Microsoft has announced plans to simplify Big Data and widen its use through Azure.
In a blog post, T K Rengarajan, Microsoft’s corporate VP for Data Platforms, described how the expanded Microsoft Azure Data Lake Store, available in preview later this year, will provide a single repository that captures data of any size, type and speed without forcing changes to applications as data scales. In the store, data can be securely shared for collaboration and is accessible for processing and analytics from HDFS applications and tools.

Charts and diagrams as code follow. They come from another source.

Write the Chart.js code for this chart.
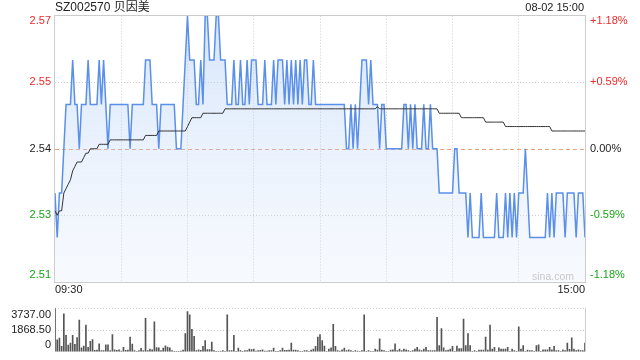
<!DOCTYPE html>
<html>
<head>
<meta charset="utf-8">
<script src="https://cdn.jsdelivr.net/npm/chart.js@4.4.0/dist/chart.umd.min.js"></script>
<style>
  html, body { margin: 0; padding: 0; background: #fff; }
  #wrap { position: relative; width: 640px; height: 360px; overflow: hidden;
          font-family: "Liberation Sans", Arial, "Noto Sans CJK SC", sans-serif; }
  #priceChart { position: absolute; left: 0; top: 0; }
  #volChart { position: absolute; left: 0; top: 291px; }
  .lbl { position: absolute; color: #222; white-space: nowrap; line-height: 14px; }
</style>
</head>
<body>
<div id="wrap">
  <canvas id="priceChart" width="640" height="300"></canvas>
  <canvas id="volChart" width="640" height="78"></canvas>
  <div class="lbl" style="left:55px; top:0px; font-size:12px;">SZ002570 贝因美</div>
  <div class="lbl" style="right:56px; top:0px; font-size:11px;">08-02 15:00</div>
</div>
<script>
// minute labels, 09:30-11:30 and 13:01-15:00
const fmt = m => String(Math.floor(m / 60)).padStart(2, "0") + ":" + String(m % 60).padStart(2, "0");
const times = [];
for (let m = 570; m <= 690; m++) times.push(fmt(m));
for (let m = 781; m <= 900; m++) times.push(fmt(m));

const prevClose = 2.54;
const priceTicks = [2.51, 2.525, 2.54, 2.555, 2.57];
const priceTickLabels = ["2.51", "2.53", "2.54", "2.55", "2.57"];
const pctTickLabels = ["-1.18%", "-0.59%", "0.00%", "+0.59%", "+1.18%"];
const volTicks = [0, 1868.5, 3737];
const volTickLabels = ["0", "1868.50", "3737.00"];

const price = [
  2.53,2.52,2.53,2.53,2.54,2.55,2.55,2.55,2.56,2.55,
  2.55,2.54,2.55,2.55,2.55,2.56,2.55,2.55,2.55,2.55,
  2.56,2.55,2.56,2.55,2.54,2.55,2.55,2.55,2.55,2.55,
  2.55,2.55,2.55,2.55,2.54,2.55,2.55,2.55,2.55,2.55,
  2.55,2.56,2.56,2.56,2.55,2.55,2.55,2.54,2.55,2.55,
  2.55,2.55,2.55,2.55,2.55,2.54,2.54,2.54,2.55,2.56,
  2.57,2.56,2.56,2.56,2.55,2.55,2.56,2.55,2.57,2.57,
  2.56,2.56,2.56,2.57,2.57,2.56,2.56,2.56,2.55,2.55,
  2.55,2.56,2.55,2.55,2.56,2.55,2.55,2.56,2.55,2.56,
  2.56,2.56,2.55,2.55,2.55,2.56,2.55,2.55,2.55,2.56,
  2.55,2.56,2.56,2.56,2.55,2.56,2.55,2.56,2.55,2.56,
  2.55,2.56,2.55,2.56,2.56,2.55,2.55,2.56,2.55,2.55,
  2.55,2.55,2.55,2.55,2.55,2.55,2.55,2.55,2.55,2.55,
  2.55,2.55,2.54,2.54,2.55,2.54,2.55,2.54,2.55,2.56,
  2.56,2.56,2.55,2.56,2.55,2.55,2.55,2.54,2.55,2.55,
  2.54,2.54,2.54,2.54,2.54,2.54,2.54,2.54,2.55,2.55,
  2.54,2.55,2.54,2.55,2.54,2.54,2.54,2.55,2.54,2.54,
  2.55,2.54,2.54,2.54,2.53,2.53,2.53,2.53,2.53,2.53,
  2.53,2.54,2.54,2.53,2.53,2.53,2.53,2.52,2.53,2.52,
  2.52,2.52,2.52,2.53,2.52,2.52,2.52,2.52,2.52,2.52,
  2.53,2.52,2.52,2.52,2.53,2.52,2.53,2.52,2.53,2.52,
  2.53,2.53,2.53,2.54,2.53,2.52,2.52,2.52,2.52,2.52,
  2.52,2.52,2.52,2.53,2.52,2.53,2.52,2.53,2.53,2.53,
  2.53,2.52,2.53,2.53,2.53,2.53,2.52,2.53,2.53,2.53,
  2.52
];

const avgPrice = [
  2.526,2.525,2.526,2.526,2.530,2.531,2.532,2.533,2.535,2.536,
  2.537,2.537,2.537,2.538,2.539,2.539,2.540,2.540,2.540,2.540,
  2.541,2.541,2.541,2.541,2.541,2.542,2.542,2.542,2.542,2.542,
  2.542,2.542,2.542,2.542,2.542,2.542,2.542,2.542,2.542,2.542,
  2.542,2.543,2.543,2.543,2.543,2.543,2.543,2.544,2.544,2.544,
  2.544,2.544,2.544,2.544,2.544,2.544,2.544,2.544,2.544,2.544,
  2.545,2.546,2.547,2.547,2.547,2.547,2.547,2.548,2.548,2.548,
  2.548,2.548,2.548,2.548,2.548,2.548,2.548,2.549,2.549,2.549,
  2.549,2.549,2.549,2.549,2.549,2.549,2.549,2.549,2.549,2.549,
  2.549,2.549,2.549,2.549,2.549,2.549,2.549,2.549,2.549,2.549,
  2.549,2.549,2.549,2.549,2.549,2.549,2.549,2.549,2.549,2.549,
  2.549,2.549,2.549,2.549,2.549,2.549,2.549,2.549,2.549,2.549,
  2.549,2.549,2.549,2.549,2.549,2.549,2.549,2.549,2.549,2.549,
  2.549,2.549,2.549,2.549,2.549,2.549,2.549,2.549,2.549,2.549,
  2.549,2.549,2.549,2.549,2.549,2.549,2.5495,2.549,2.549,2.549,
  2.549,2.549,2.549,2.549,2.549,2.549,2.549,2.549,2.549,2.549,
  2.549,2.549,2.549,2.549,2.549,2.549,2.549,2.549,2.549,2.549,
  2.549,2.549,2.549,2.549,2.548,2.548,2.548,2.548,2.548,2.548,
  2.548,2.548,2.548,2.548,2.547,2.547,2.547,2.547,2.547,2.547,
  2.547,2.547,2.547,2.547,2.547,2.546,2.546,2.546,2.546,2.546,
  2.546,2.546,2.546,2.546,2.545,2.545,2.545,2.545,2.545,2.545,
  2.545,2.545,2.545,2.545,2.545,2.545,2.545,2.545,2.545,2.545,
  2.545,2.545,2.545,2.545,2.545,2.544,2.544,2.544,2.544,2.544,
  2.544,2.544,2.544,2.544,2.544,2.544,2.544,2.544,2.544,2.544,
  2.544
];

const volume = [
  3737,1020,1166,460,3256,1410,583,753,1410,632,
  1215,2722,340,486,2284,389,900,1045,120,150,
  680,100,100,608,608,100,1480,170,120,170,
  70,390,120,150,1260,655,100,50,100,290,
  100,2870,100,240,170,2576,365,340,100,315,
  510,413,340,100,50,50,50,70,150,1555,
  3450,3160,1920,1336,100,170,120,460,970,195,
  195,826,100,50,50,50,100,50,3160,100,
  100,1410,50,315,100,50,100,100,240,195,
  240,70,100,120,170,70,70,100,100,315,
  50,50,100,315,120,120,150,753,150,150,
  100,50,50,100,100,50,150,240,460,1260,
  1480,970,486,50,240,340,2357,460,100,70,
  170,315,100,170,100,50,100,70,50,100,
  3160,50,100,50,50,240,150,1118,150,100,
  50,50,150,170,680,100,240,100,240,170,
  100,50,100,240,390,170,100,240,390,100,
  100,100,100,2965,535,1993,340,100,150,240,
  460,50,486,267,267,2795,535,1555,535,50,
  100,50,150,150,150,1260,150,2284,240,390,
  50,340,240,240,240,390,50,240,100,50,
  2140,240,535,50,150,100,100,50,535,608,
  50,170,170,170,390,170,460,100,100,50,
  170,100,753,219,1190,240,100,170,100,100,
  753
];

Chart.defaults.font.family = '"Liberation Sans", Arial, sans-serif';
Chart.defaults.font.size = 11;
Chart.defaults.animation = false;

const UP = "#ee2a2a", DOWN = "#19a319", FLAT = "#222";
const GRID = "#cfcfcf";
const NONE = "rgba(0,0,0,0)";

// first/last labels pulled inside the plot box
const edgeLabel = (text, i, n) => i === 0 ? [text, ""] : (i === n - 1 ? ["", text] : text);
const colorFor = i => i > 2 ? UP : (i < 2 ? DOWN : FLAT);
const priceFont = c => ({ size: 11, lineHeight: c.index === priceTicks.length - 1 ? 0.97 : 1.2 });

const pricePlugin = {
  id: "priceDecor",
  beforeDatasetsDraw(chart) {
    const { ctx, chartArea: a, scales } = chart;
    const y = Math.round(scales.y.getPixelForValue(prevClose)) + 0.5;
    ctx.save();
    ctx.strokeStyle = "#e9a07c";
    ctx.lineWidth = 1;
    ctx.setLineDash([4, 3]);
    ctx.beginPath();
    ctx.moveTo(a.left, y);
    ctx.lineTo(a.right, y);
    ctx.stroke();
    ctx.restore();
  },
  afterDraw(chart) {
    const { ctx, chartArea: a } = chart;
    ctx.save();
    ctx.strokeStyle = "#cccccc";
    ctx.lineWidth = 1;
    ctx.strokeRect(Math.round(a.left) - 0.5, Math.round(a.top) - 0.5,
                   Math.round(a.right - a.left) + 1, Math.round(a.bottom - a.top) + 1);
    ctx.fillStyle = "#c8c8c8";
    ctx.font = '10.5px "Liberation Sans", Arial, sans-serif';
    ctx.textAlign = "right";
    ctx.textBaseline = "alphabetic";
    ctx.fillText("sina.com", a.right - 11, a.bottom - 2);
    ctx.restore();
  }
};

new Chart(document.getElementById("priceChart"), {
  type: "line",
  data: {
    labels: times,
    datasets: [
      {
        label: "均价",
        data: avgPrice,
        borderColor: "#333",
        borderWidth: 1,
        pointRadius: 0,
        fill: false
      },
      {
        label: "价格",
        data: price,
        borderColor: "#5a8fea",
        borderWidth: 1.5,
        pointRadius: 0,
        tension: 0,
        fill: "start",
        backgroundColor: (c) => {
          const a = c.chart.chartArea;
          if (!a) return NONE;
          const g = c.chart.ctx.createLinearGradient(0, a.top, 0, a.bottom);
          g.addColorStop(0, "rgba(160,195,245,0.42)");
          g.addColorStop(1, "rgba(215,228,250,0.2)");
          return g;
        }
      }
    ]
  },
  options: {
    responsive: false,
    layout: { padding: { top: 15, left: 0, right: 0, bottom: 0 } },
    plugins: { legend: { display: false }, tooltip: { enabled: false } },
    scales: {
      x: {
        type: "category",
        offset: false,
        afterFit: s => { s.height = 15.5; },
        border: { display: false, dash: [1, 2] },
        grid: {
          drawTicks: false,
          color: c => (c.index % 30 === 0 && c.index > 0 && c.index < times.length - 1) ? GRID : NONE
        },
        ticks: {
          autoSkip: false,
          maxRotation: 0,
          align: "inner",
          padding: 2,
          color: "#222",
          callback: (v, i) => (i === 0 || i === times.length - 1) ? times[i] : ""
        }
      },
      y: {
        position: "left",
        min: priceTicks[0],
        max: priceTicks[priceTicks.length - 1],
        afterBuildTicks: s => { s.ticks = priceTicks.map(v => ({ value: v })); },
        afterFit: s => { s.width = 55; },
        border: { display: false, dash: [1, 2] },
        grid: { drawTicks: false, color: c => (c.index === 1 || c.index === 3) ? GRID : NONE },
        ticks: {
          autoSkip: false,
          padding: 4,
          font: priceFont,
          color: c => colorFor(c.index),
          callback: (v, i) => edgeLabel(priceTickLabels[i], i, priceTicks.length)
        }
      },
      y2: {
        position: "right",
        min: priceTicks[0],
        max: priceTicks[priceTicks.length - 1],
        afterBuildTicks: s => { s.ticks = priceTicks.map(v => ({ value: v })); },
        afterFit: s => { s.width = 55; },
        border: { display: false },
        grid: { display: false, drawTicks: false },
        ticks: {
          autoSkip: false,
          padding: 5,
          font: priceFont,
          color: c => colorFor(c.index),
          callback: (v, i) => edgeLabel(pctTickLabels[i], i, priceTicks.length)
        }
      }
    }
  },
  plugins: [pricePlugin]
});

const volPlugin = {
  id: "volDecor",
  afterDraw(chart) {
    const { ctx, chartArea: a } = chart;
    const x = Math.round(a.right) + 0.5;
    ctx.save();
    ctx.strokeStyle = "#cccccc";
    ctx.lineWidth = 1;
    ctx.beginPath();
    ctx.moveTo(x, a.top);
    ctx.lineTo(x, a.bottom);
    ctx.stroke();
    ctx.restore();
  }
};

new Chart(document.getElementById("volChart"), {
  type: "bar",
  data: {
    labels: times,
    datasets: [{
      label: "成交量",
      data: volume,
      backgroundColor: "#555",
      barThickness: 1
    }]
  },
  options: {
    responsive: false,
    layout: { padding: { top: 13, left: 0, right: 55, bottom: 13 } },
    plugins: { legend: { display: false }, tooltip: { enabled: false } },
    scales: {
      x: { type: "category", offset: false, display: false },
      y: {
        min: volTicks[0],
        max: volTicks[volTicks.length - 1],
        afterBuildTicks: s => { s.ticks = volTicks.map(v => ({ value: v })); },
        afterFit: s => { s.width = 55; },
        border: { display: false, dash: [1, 2] },
        grid: { drawTicks: false, color: c => c.index > 0 ? GRID : NONE },
        ticks: {
          autoSkip: false,
          padding: 4,
          color: "#222",
          callback: (v, i) => edgeLabel(volTickLabels[i], i, volTicks.length)
        }
      }
    }
  },
  plugins: [volPlugin]
});
</script>
</body>
</html>
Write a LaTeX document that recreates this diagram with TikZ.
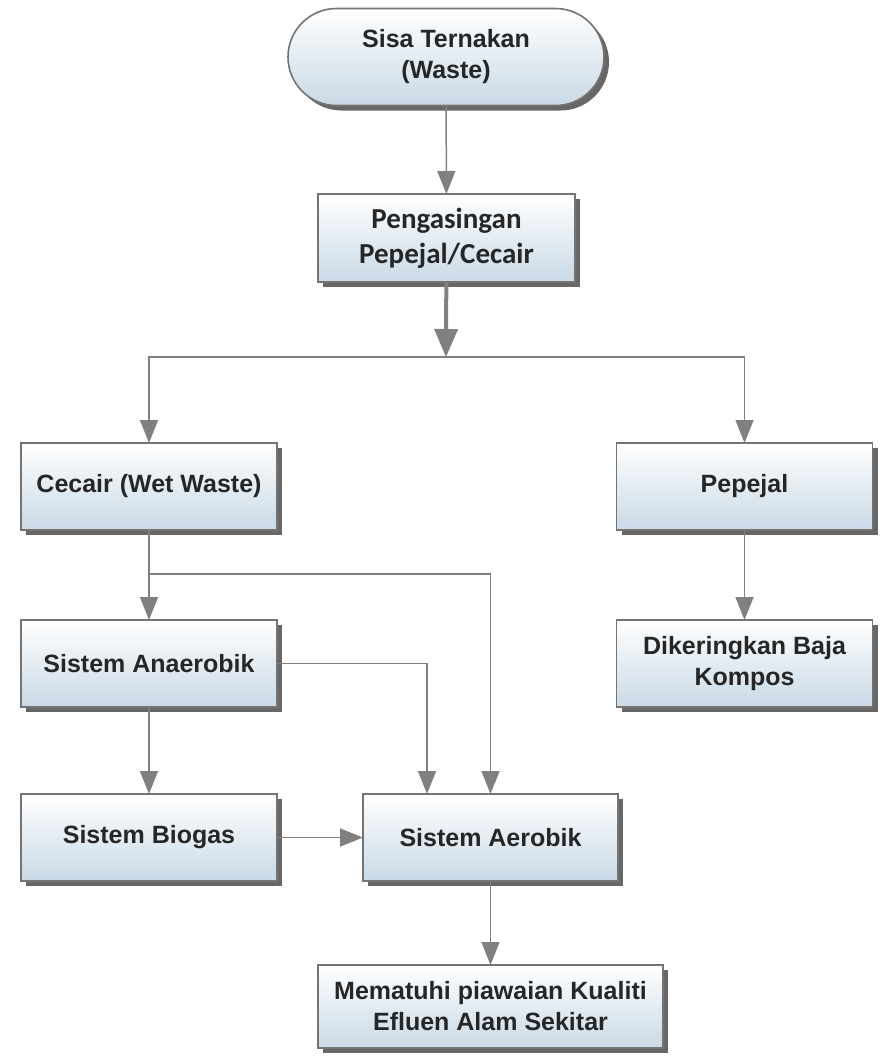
\documentclass[tikz,border=0pt]{standalone}
\usepackage{fontspec}
\setmainfont{Liberation Sans}
\newfontfamily\calfont{Carlito}
\usetikzlibrary{
  arrows.meta,
  shadows,
  shapes.misc
}
\definecolor{boxblue}{HTML}{C9D9E6}
\definecolor{boxline}{HTML}{747474}
\definecolor{flowgray}{HTML}{808080}
\definecolor{txt}{HTML}{262626}
\tikzset{
  proc/.style = {rectangle, draw=boxline, line width=1.6pt,
      top color=white, middle color=boxblue!35, bottom color=boxblue,
      minimum width=#1, minimum height=87pt,
      inner sep=0pt, outer sep=0pt, align=center,
      text=txt, font=\fontsize{25}{31}\selectfont\bfseries,
      drop shadow={shadow xshift=5pt, shadow yshift=-5pt,
        fill=black!70, opacity=.85}},
  proc/.default = 256pt, % box width
  term/.style = {proc=316pt, rounded rectangle, minimum height=97pt},
  flow/.style = {draw=flowgray, line width=1.5pt,
      -{Triangle[length=23pt, width=18pt, fill=flowgray]}},
  bigflow/.style = {flow, line width=4pt,
      -{Triangle[length=28pt, width=23pt, fill=flowgray]}},
  guide/.style = {draw=flowgray, line width=1.5pt},
}

\begin{document}
\begin{tikzpicture}[x=1pt, y=-1pt]
  \useasboundingbox (0,0) rectangle (881,1058);

  \node[term] (waste) at (446,57) {Sisa Ternakan\\(Waste)};
  \node[proc=257pt, minimum height=88pt,
    font=\fontsize{29}{35}\selectfont\calfont\bfseries] (sep) at (446.5,238)
    {Pengasingan\\Pepejal/Cecair};
  \node[proc] (wet) at (149,486.5) {Cecair (Wet Waste)};
  \node[proc] (solid) at (744.5,486.5) {Pepejal};
  \node[proc] (anaer) at (149,663.5) {Sistem Anaerobik};
  \node[proc] (dry) at (744.5,663.5) {Dikeringkan Baja\\Kompos};
  \node[proc] (biogas) at (149,837.5) {Sistem Biogas};
  \node[proc=255pt] (aerob) at (490.5,837.5) {Sistem Aerobik};
  \node[proc=345pt, minimum height=83pt] (efluen) at (490.5,1006.5)
    {Mematuhi piawaian Kualiti\\Efluen Alam Sekitar};

  \coordinate (split) at (446,357);
  \coordinate (wetbr) at (149,574);
  \coordinate (anin) at (427,794);

  \draw[flow] (waste) -- (sep);
  \draw[bigflow] (sep) -- (split);
  \draw[guide] (wet.center |- split) -- (solid.center |- split);
  \draw[flow] (split) -| (wet);
  \draw[flow] (split) -| (solid);

  \draw[flow] (wet) -- (anaer);
  \draw[flow] (wetbr) -| (aerob.north);
  \draw[flow] (anaer.east) -| (anin);
  \draw[flow] (anaer) -- (biogas);
  \draw[flow] (biogas) -- (aerob);
  \draw[flow] (solid) -- (dry);
  \draw[flow] (aerob) -- (efluen);
\end{tikzpicture}
\end{document}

Another new addition is Azure Data Lake Analytics, a service built on Apache YARN that dynamically scales, which Microsoft says will stop people being side tracked from work by needing to know about distributed architecture. This service, available in preview later this year, will include U-SQL, a language that unifies the benefits of SQL with the expressive power of user code. U-SQL’s scalable distributed querying is intended to help users analyse data in the store and across SQL Servers in Azure, Azure SQL Database and Azure SQL Data Warehouse.
Meanwhile, Microsoft has selected Ubuntu for its first Linux-based Azure offering. The Hadoop-based big data service offering, HDInsight, will run on Canonical’s open source browser Ubuntu.
Azure HDInsight uses a range of open source analytics engines including Hive, Spark, HBase and Storm. Microsoft says it is now on general release with a 99.9 per cent uptime service level agreement.
Meanwhile Azure Data Lake Tools for Visual Studio will provide an integrated development environment that aims to ‘dramatically’ simplify authoring, debugging and optimization for processing and analytics at any scale, according to Rengarajan. “Leading Hadoop applications that span security, governance, data preparation and analytics can be easily deployed from the Azure Marketplace on top of Azure Data Lake,” said Rengarajan.
Azure Data Lake removes the complexities of ingesting and storing all of your data while making it faster to get up and running with batch, streaming, and interactive analytics, said Rengarajan.